**What needs to be done**
For every line in the records that has the word "this", make a copy.

----

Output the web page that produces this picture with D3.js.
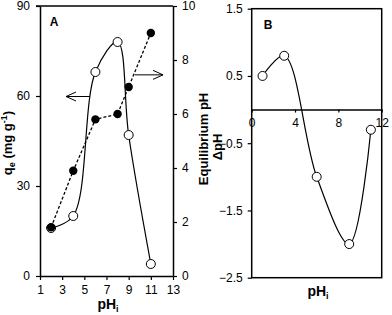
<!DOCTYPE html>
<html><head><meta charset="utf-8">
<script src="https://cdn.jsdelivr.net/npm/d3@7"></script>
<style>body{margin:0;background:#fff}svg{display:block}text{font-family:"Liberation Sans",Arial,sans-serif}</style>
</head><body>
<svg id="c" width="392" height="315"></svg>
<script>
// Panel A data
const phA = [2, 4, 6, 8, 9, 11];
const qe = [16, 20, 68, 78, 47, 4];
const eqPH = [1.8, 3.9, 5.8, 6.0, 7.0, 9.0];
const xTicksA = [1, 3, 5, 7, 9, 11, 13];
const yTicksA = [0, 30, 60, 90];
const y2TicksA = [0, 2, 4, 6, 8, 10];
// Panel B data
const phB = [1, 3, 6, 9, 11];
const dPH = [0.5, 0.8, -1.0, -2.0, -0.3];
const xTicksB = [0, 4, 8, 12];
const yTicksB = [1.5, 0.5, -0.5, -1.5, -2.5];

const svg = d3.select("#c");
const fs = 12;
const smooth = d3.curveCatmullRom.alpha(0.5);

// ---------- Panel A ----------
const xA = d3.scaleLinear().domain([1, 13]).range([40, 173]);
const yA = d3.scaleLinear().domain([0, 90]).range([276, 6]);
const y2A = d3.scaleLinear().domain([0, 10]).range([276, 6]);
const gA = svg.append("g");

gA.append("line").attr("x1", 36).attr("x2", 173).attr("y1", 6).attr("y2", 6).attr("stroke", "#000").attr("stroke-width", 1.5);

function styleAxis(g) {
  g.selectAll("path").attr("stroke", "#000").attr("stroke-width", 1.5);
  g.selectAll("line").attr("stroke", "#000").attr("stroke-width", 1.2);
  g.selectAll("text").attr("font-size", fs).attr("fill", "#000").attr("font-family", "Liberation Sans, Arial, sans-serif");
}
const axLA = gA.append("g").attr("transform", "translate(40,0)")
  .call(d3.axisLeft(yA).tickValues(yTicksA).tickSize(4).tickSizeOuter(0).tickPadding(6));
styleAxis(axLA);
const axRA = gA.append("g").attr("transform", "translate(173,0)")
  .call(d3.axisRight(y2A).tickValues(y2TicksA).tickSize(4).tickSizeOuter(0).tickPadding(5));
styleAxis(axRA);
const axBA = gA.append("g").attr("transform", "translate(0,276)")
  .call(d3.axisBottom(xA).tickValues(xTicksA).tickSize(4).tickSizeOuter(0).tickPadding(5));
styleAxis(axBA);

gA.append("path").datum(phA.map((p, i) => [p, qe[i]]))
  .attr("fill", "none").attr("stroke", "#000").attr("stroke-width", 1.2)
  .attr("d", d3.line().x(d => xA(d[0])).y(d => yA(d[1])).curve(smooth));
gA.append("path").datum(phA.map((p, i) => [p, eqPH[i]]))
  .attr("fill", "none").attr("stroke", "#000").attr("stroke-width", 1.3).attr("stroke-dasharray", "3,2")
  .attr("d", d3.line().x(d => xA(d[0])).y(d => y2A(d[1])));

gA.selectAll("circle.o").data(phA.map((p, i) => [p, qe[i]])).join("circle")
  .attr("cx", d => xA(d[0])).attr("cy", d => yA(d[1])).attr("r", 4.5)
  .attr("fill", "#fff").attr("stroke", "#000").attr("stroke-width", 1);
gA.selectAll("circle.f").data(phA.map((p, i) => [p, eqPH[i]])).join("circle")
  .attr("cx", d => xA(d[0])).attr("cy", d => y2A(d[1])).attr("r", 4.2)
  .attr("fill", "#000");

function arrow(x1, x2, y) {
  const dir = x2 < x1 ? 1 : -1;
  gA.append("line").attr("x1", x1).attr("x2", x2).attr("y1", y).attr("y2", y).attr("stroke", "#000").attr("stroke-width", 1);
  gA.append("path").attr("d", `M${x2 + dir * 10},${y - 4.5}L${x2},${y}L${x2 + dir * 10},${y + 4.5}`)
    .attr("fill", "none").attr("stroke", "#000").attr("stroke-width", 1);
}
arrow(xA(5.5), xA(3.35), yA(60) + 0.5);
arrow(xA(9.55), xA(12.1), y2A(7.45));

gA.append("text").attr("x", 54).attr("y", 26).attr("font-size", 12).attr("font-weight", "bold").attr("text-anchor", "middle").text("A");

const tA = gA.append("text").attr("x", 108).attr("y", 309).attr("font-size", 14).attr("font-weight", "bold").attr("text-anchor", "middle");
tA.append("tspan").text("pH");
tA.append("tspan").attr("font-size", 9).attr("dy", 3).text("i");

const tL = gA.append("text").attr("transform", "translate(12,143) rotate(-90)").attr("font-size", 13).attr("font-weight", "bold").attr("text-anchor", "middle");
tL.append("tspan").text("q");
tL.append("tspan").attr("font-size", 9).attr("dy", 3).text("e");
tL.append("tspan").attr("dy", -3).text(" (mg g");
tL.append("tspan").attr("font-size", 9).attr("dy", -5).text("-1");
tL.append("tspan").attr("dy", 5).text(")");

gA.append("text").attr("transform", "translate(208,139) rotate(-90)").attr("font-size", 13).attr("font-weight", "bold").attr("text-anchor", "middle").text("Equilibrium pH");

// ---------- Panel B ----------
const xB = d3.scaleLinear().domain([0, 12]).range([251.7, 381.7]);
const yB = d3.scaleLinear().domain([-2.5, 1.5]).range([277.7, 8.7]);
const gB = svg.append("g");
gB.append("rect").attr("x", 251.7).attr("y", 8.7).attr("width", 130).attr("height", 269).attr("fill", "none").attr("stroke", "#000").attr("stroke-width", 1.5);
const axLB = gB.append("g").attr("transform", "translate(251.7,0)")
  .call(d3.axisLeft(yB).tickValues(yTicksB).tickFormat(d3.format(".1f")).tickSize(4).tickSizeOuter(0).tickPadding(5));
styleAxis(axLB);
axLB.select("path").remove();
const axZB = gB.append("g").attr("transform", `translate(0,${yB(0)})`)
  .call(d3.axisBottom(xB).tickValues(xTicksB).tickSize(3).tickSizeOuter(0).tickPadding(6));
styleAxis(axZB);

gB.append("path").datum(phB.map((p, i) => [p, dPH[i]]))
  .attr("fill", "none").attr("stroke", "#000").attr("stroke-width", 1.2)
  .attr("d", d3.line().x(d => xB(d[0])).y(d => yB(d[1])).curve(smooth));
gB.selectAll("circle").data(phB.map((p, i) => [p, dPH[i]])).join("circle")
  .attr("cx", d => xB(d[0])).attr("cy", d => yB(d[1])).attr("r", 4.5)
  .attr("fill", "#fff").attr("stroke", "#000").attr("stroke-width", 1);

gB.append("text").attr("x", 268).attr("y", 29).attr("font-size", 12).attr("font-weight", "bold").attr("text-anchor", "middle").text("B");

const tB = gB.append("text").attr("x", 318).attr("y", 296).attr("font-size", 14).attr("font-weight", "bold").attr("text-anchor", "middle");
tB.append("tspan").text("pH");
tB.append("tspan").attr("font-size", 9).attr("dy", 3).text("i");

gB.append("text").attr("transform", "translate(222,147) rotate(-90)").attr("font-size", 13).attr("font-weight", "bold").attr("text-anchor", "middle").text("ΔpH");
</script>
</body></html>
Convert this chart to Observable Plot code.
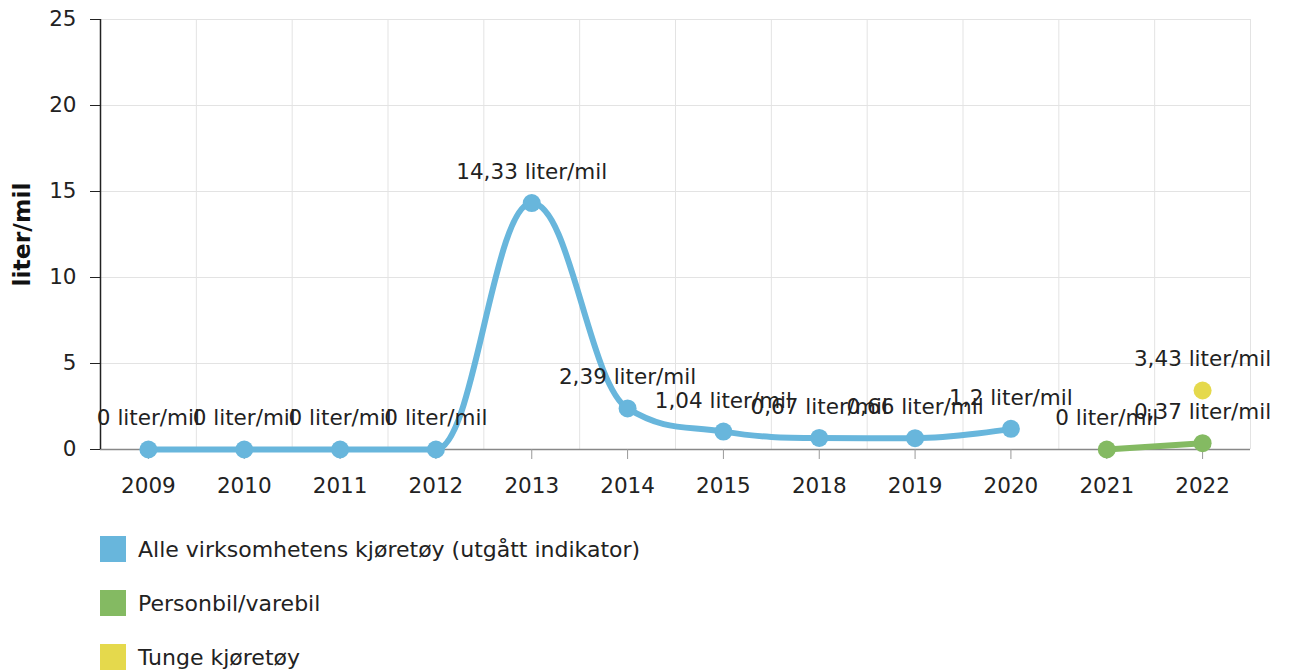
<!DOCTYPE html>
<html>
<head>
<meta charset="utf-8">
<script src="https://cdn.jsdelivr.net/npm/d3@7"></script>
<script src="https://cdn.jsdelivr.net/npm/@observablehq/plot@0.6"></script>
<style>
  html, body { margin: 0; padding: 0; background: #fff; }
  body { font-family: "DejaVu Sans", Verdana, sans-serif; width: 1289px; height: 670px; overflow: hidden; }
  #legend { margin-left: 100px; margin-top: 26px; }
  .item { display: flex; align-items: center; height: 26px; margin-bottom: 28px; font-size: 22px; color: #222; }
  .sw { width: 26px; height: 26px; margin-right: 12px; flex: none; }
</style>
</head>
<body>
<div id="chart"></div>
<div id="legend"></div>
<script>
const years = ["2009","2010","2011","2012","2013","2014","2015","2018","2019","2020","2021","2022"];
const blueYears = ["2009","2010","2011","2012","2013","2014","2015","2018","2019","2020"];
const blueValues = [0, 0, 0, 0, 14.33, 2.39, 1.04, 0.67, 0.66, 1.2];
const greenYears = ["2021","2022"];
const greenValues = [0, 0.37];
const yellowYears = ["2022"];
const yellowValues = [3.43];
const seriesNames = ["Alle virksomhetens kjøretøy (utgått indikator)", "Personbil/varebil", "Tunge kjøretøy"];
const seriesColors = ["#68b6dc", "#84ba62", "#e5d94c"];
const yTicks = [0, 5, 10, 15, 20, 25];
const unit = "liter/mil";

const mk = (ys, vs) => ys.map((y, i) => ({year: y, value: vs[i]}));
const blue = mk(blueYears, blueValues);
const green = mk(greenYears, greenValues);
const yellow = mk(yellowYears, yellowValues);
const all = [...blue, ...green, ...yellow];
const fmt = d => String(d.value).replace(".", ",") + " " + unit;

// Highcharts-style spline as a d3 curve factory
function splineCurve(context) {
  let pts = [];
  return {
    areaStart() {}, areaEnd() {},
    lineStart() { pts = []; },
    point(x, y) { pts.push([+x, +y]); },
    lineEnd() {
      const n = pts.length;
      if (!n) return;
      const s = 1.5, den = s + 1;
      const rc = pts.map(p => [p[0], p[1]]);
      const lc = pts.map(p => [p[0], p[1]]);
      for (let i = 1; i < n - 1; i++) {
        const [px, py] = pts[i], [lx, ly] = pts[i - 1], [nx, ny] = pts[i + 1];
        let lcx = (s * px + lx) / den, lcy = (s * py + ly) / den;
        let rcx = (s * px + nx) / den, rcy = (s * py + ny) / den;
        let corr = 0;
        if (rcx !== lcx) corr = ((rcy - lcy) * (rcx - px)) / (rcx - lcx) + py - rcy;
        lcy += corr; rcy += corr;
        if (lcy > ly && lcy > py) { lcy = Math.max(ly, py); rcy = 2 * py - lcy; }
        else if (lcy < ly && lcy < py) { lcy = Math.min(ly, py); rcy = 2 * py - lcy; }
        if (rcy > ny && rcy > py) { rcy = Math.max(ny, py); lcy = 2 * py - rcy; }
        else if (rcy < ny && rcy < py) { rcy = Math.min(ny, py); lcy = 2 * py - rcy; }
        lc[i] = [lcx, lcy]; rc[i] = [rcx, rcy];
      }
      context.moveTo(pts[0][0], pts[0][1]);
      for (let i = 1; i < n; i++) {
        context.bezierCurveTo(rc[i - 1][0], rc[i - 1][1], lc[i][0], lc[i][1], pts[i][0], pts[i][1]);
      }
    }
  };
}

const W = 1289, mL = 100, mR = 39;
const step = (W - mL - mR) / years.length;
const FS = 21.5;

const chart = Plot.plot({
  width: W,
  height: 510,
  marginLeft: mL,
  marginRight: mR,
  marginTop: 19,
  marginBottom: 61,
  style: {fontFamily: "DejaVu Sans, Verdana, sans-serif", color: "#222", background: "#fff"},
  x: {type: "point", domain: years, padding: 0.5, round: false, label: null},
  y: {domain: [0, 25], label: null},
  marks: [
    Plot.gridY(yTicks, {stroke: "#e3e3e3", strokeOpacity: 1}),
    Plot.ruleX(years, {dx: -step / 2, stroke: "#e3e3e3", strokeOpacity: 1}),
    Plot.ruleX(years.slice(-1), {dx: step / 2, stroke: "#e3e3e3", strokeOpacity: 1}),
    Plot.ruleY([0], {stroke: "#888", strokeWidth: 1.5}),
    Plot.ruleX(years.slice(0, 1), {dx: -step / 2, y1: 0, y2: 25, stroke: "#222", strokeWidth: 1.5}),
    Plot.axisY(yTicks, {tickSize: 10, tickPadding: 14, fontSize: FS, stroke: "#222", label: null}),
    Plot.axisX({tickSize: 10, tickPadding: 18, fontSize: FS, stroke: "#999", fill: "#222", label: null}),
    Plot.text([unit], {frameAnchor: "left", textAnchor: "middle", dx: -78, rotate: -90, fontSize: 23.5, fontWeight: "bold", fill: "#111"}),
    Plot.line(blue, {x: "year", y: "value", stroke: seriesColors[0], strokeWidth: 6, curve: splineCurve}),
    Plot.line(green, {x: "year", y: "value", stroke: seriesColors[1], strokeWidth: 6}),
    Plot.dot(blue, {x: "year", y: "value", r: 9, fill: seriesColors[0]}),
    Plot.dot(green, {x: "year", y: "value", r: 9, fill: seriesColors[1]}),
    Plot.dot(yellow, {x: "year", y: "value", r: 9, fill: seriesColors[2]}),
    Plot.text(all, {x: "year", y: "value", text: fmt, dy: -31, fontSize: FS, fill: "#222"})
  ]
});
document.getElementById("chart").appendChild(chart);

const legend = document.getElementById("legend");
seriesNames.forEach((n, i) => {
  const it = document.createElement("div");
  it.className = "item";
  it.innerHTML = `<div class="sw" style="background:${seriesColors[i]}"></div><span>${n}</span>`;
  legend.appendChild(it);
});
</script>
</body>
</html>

----

**Final result**
Output the web page that produces this picture with D3.js.
Convert this chart to Observable Plot code.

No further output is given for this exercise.